Aquí, las alarmas también se prenden en la izquierda. Recuerdo el tweet del diputado comunista Hugo Gutiérrez juramentándose para que derecha no vuelva nunca más al poder. Si bien ha sido un gran aporte a la discusión parlamentaria, a veces cuesta encontrar pasajes en los cuales su compañera Carmen Hertz no se refiera a sus pares de derecha como unos cretinos éticos e intelectuales. El Frente Amplio tampoco ha ejercido mucha contención en el uso de sus herramientas constitucionales a la hora de antagonizar al gobierno. Para qué hablar del calcetinerismo que han exhibido por los asesinos confesos de un senador en democracia.

Paradójicamente, Ziblatt y Levitsky concluyen ejemplificando con el caso Chile durante los noventa.
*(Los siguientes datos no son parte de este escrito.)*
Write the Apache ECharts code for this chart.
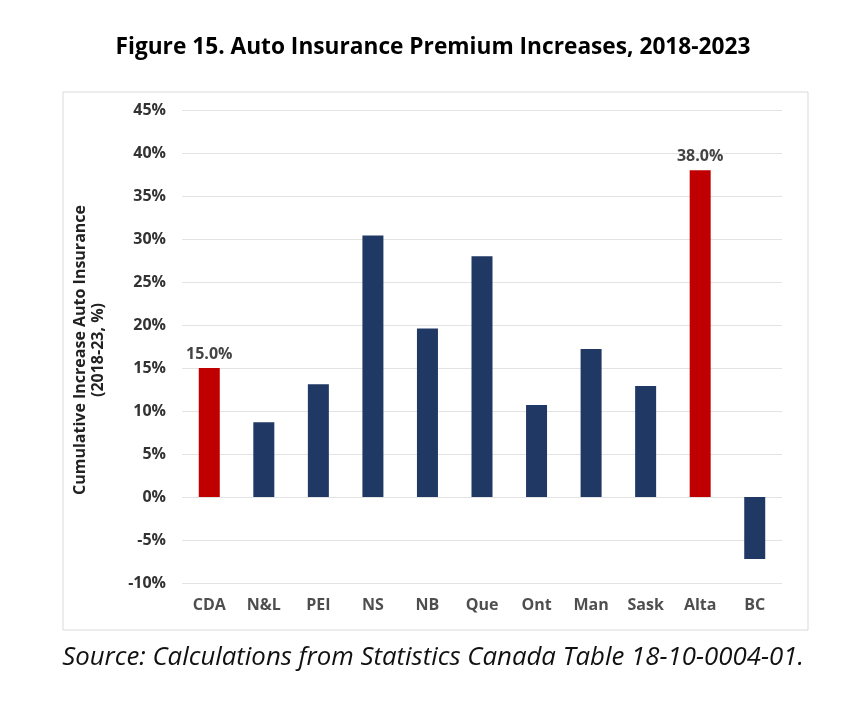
<!DOCTYPE html>
<html>
<head>
<meta charset="utf-8">
<script src="https://cdn.jsdelivr.net/npm/echarts@6/dist/echarts.min.js"></script>
<style>
  html, body { margin: 0; padding: 0; background: #fff; }
  #chart { width: 866px; height: 718px; }
</style>
</head>
<body>
<div id="chart"></div>
<script>
// provinces, cumulative increase 2018-23 (%)
const provinces = ['CDA', 'N&L', 'PEI', 'NS', 'NB', 'Que', 'Ont', 'Man', 'Sask', 'Alta', 'BC'];
const increases = [15.0, 8.7, 13.1, 30.4, 19.6, 28.0, 10.7, 17.2, 12.9, 38.0, -7.2];
// bars drawn in red and labelled
const highlighted = ['CDA', 'Alta'];

const NAVY = '#203864';
const RED = '#C00000';
const FONT = 'Open Sans';

const myChart = echarts.init(document.getElementById('chart'));

const option = {
  animation: false,
  textStyle: { fontFamily: FONT },
  title: [
    {
      text: 'Figure 15. Auto Insurance Premium Increases, 2018-2023',
      left: 'center',
      top: 31,
      textStyle: { fontSize: 22.7, fontWeight: 'bold', color: '#000', fontFamily: FONT },
    },
    {
      text: 'Source: Calculations from Statistics Canada Table 18-10-0004-01.',
      left: 'center',
      top: 640,
      textStyle: { fontSize: 25.8, fontStyle: 'italic', fontWeight: 'normal', color: '#111', fontFamily: FONT },
    },
  ],
  graphic: [
    {
      type: 'rect',
      shape: { x: 63, y: 92, width: 745, height: 538 },
      style: { fill: 'none', stroke: '#d9d9d9', lineWidth: 1 },
      silent: true,
    },
    {
      type: 'text',
      rotation: Math.PI / 2,
      style: {
        text: 'Cumulative Increase Auto Insurance\n(2018-23, %)',
        align: 'center',
        verticalAlign: 'middle',
        fontSize: 16,
        fontWeight: 'bold',
        lineHeight: 18,
        fill: '#222',
        fontFamily: FONT,
      },
      x: 89,
      y: 350,
    },
  ],
  grid: { left: 182, right: 84, top: 110, bottom: 135 },
  xAxis: {
    type: 'category',
    data: provinces,
    axisLine: { show: false },
    axisTick: { show: false },
    axisLabel: { show: false },
  },
  yAxis: {
    type: 'value',
    min: -10,
    max: 45,
    interval: 5,
    axisLine: { show: false },
    axisTick: { show: false },
    axisLabel: {
      formatter: '{value}%',
      fontSize: 16,
      fontWeight: 'bold',
      color: '#333',
      margin: 16,
    },
    splitLine: { lineStyle: { color: '#e3e3e3', width: 1 } },
  },
  series: [
    {
      type: 'bar',
      barWidth: 21,
      data: increases.map((v, i) => ({
        value: v,
        itemStyle: { color: highlighted.includes(provinces[i]) ? RED : NAVY },
        label: {
          show: highlighted.includes(provinces[i]),
          position: 'top',
          distance: 6,
          formatter: p => p.value.toFixed(1) + '%',
          fontSize: 16,
          color: '#444',
          fontWeight: 'bold',
        },
      })),
    },
    {
      // category labels along the bottom of the plot
      type: 'scatter',
      symbolSize: 0,
      silent: true,
      data: provinces.map(p => [p, -10]),
      label: {
        show: true,
        position: 'bottom',
        distance: 14,
        formatter: p => p.value[0],
        fontSize: 16,
        fontWeight: 'bold',
        color: '#222',
      },
    },
  ],
};

myChart.setOption(option, true);
</script>
</body>
</html>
Subrayan que la Concertación, probablemente la coalición más exitosa de nuestra historia en términos de paz social, estabilidad política y prosperidad económica, se fundó sobre un acuerdo entre dos mundos que habían estado profundamente divididos previo al golpe. El abrazo de Carmen Frei con Isabel Allende simboliza esa admirable capacidad de entendimiento, que no es romántica, pero vaya que requiere esfuerzo. Esa capacidad que se perdió en tiempos en los cuales gobernaron sus padres, cuando casi todos los proyectos políticos apostaron al todo o nada. Esa democracia se perdió de un bombazo. Muchas de las actuales, en cambio, degeneran en autoritarismo por la erosión lenta pero perceptible de su convivencia cívica.